Strip the pictures and reproduce the rest of the listing exactly.
'''
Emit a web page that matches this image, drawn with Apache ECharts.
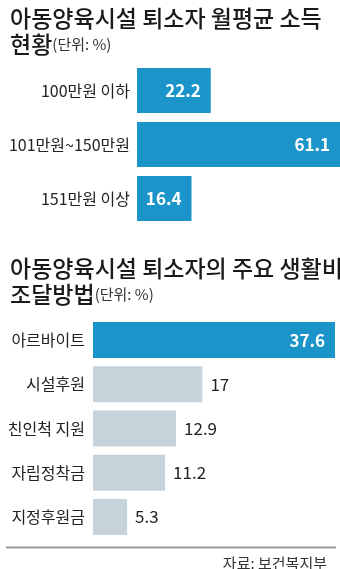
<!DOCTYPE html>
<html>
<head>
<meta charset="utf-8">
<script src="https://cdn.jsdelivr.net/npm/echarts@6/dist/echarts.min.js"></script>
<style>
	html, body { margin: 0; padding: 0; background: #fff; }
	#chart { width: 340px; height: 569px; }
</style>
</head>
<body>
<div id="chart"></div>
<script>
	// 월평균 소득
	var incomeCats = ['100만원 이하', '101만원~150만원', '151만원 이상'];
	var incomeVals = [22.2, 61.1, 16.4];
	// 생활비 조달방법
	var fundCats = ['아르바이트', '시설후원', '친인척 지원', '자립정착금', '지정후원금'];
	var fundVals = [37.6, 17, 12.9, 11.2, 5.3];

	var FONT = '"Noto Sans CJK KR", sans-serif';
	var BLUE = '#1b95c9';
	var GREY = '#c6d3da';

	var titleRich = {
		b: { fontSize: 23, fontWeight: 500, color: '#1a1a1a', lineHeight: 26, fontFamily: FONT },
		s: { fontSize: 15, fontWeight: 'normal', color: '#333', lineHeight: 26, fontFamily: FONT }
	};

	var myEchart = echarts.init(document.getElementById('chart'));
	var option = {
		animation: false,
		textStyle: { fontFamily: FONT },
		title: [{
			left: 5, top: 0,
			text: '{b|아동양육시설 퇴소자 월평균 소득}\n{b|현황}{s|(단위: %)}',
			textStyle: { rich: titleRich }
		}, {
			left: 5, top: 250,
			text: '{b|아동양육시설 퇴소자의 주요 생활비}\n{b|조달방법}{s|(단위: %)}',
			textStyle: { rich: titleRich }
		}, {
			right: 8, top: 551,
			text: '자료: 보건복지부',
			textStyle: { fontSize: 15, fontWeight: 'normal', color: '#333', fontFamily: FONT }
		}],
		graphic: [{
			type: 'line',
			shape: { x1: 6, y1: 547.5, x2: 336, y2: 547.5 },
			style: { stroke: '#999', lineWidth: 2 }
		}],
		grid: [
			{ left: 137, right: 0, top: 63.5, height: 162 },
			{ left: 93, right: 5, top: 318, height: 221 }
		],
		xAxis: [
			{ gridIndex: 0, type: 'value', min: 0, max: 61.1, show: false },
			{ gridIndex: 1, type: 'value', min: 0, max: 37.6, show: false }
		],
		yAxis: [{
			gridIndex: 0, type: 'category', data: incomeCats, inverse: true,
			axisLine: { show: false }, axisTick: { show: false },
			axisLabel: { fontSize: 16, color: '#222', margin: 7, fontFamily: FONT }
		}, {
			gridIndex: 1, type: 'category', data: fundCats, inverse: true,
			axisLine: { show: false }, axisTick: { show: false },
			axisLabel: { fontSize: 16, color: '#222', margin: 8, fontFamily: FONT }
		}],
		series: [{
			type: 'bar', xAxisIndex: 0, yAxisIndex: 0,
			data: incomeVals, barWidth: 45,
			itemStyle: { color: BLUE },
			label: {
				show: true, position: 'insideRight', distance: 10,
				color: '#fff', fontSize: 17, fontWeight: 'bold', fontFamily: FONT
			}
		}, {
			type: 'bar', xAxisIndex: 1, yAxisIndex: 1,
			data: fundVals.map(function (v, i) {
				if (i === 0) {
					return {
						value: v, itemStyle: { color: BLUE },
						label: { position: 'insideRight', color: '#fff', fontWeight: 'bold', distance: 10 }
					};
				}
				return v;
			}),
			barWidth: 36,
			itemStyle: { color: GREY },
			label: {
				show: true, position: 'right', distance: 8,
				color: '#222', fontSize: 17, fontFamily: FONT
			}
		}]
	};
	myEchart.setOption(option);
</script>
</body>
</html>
'''
- SOLUTION TO THE EXERCISE:
Emit a web page that matches this image, drawn with Apache ECharts.
<!DOCTYPE html>
<html>
<head>
<meta charset="utf-8">
<script src="https://cdn.jsdelivr.net/npm/echarts@6/dist/echarts.min.js"></script>
<style>
	html, body { margin: 0; padding: 0; background: #fff; }
	#chart { width: 340px; height: 569px; }
</style>
</head>
<body>
<div id="chart"></div>
<script>
	// 월평균 소득
	var incomeCats = ['100만원 이하', '101만원~150만원', '151만원 이상'];
	var incomeVals = [22.2, 61.1, 16.4];
	// 생활비 조달방법
	var fundCats = ['아르바이트', '시설후원', '친인척 지원', '자립정착금', '지정후원금'];
	var fundVals = [37.6, 17, 12.9, 11.2, 5.3];

	var FONT = '"Noto Sans CJK KR", sans-serif';
	var BLUE = '#1b95c9';
	var GREY = '#c6d3da';

	var titleRich = {
		b: { fontSize: 23, fontWeight: 500, color: '#1a1a1a', lineHeight: 26, fontFamily: FONT },
		s: { fontSize: 15, fontWeight: 'normal', color: '#333', lineHeight: 26, fontFamily: FONT }
	};

	var myEchart = echarts.init(document.getElementById('chart'));
	var option = {
		animation: false,
		textStyle: { fontFamily: FONT },
		title: [{
			left: 5, top: 0,
			text: '{b|아동양육시설 퇴소자 월평균 소득}\n{b|현황}{s|(단위: %)}',
			textStyle: { rich: titleRich }
		}, {
			left: 5, top: 250,
			text: '{b|아동양육시설 퇴소자의 주요 생활비}\n{b|조달방법}{s|(단위: %)}',
			textStyle: { rich: titleRich }
		}, {
			right: 8, top: 551,
			text: '자료: 보건복지부',
			textStyle: { fontSize: 15, fontWeight: 'normal', color: '#333', fontFamily: FONT }
		}],
		graphic: [{
			type: 'line',
			shape: { x1: 6, y1: 547.5, x2: 336, y2: 547.5 },
			style: { stroke: '#999', lineWidth: 2 }
		}],
		grid: [
			{ left: 137, right: 0, top: 63.5, height: 162 },
			{ left: 93, right: 5, top: 318, height: 221 }
		],
		xAxis: [
			{ gridIndex: 0, type: 'value', min: 0, max: 61.1, show: false },
			{ gridIndex: 1, type: 'value', min: 0, max: 37.6, show: false }
		],
		yAxis: [{
			gridIndex: 0, type: 'category', data: incomeCats, inverse: true,
			axisLine: { show: false }, axisTick: { show: false },
			axisLabel: { fontSize: 16, color: '#222', margin: 7, fontFamily: FONT }
		}, {
			gridIndex: 1, type: 'category', data: fundCats, inverse: true,
			axisLine: { show: false }, axisTick: { show: false },
			axisLabel: { fontSize: 16, color: '#222', margin: 8, fontFamily: FONT }
		}],
		series: [{
			type: 'bar', xAxisIndex: 0, yAxisIndex: 0,
			data: incomeVals, barWidth: 45,
			itemStyle: { color: BLUE },
			label: {
				show: true, position: 'insideRight', distance: 10,
				color: '#fff', fontSize: 17, fontWeight: 'bold', fontFamily: FONT
			}
		}, {
			type: 'bar', xAxisIndex: 1, yAxisIndex: 1,
			data: fundVals.map(function (v, i) {
				if (i === 0) {
					return {
						value: v, itemStyle: { color: BLUE },
						label: { position: 'insideRight', color: '#fff', fontWeight: 'bold', distance: 10 }
					};
				}
				return v;
			}),
			barWidth: 36,
			itemStyle: { color: GREY },
			label: {
				show: true, position: 'right', distance: 8,
				color: '#222', fontSize: 17, fontFamily: FONT
			}
		}]
	};
	myEchart.setOption(option);
</script>
</body>
</html>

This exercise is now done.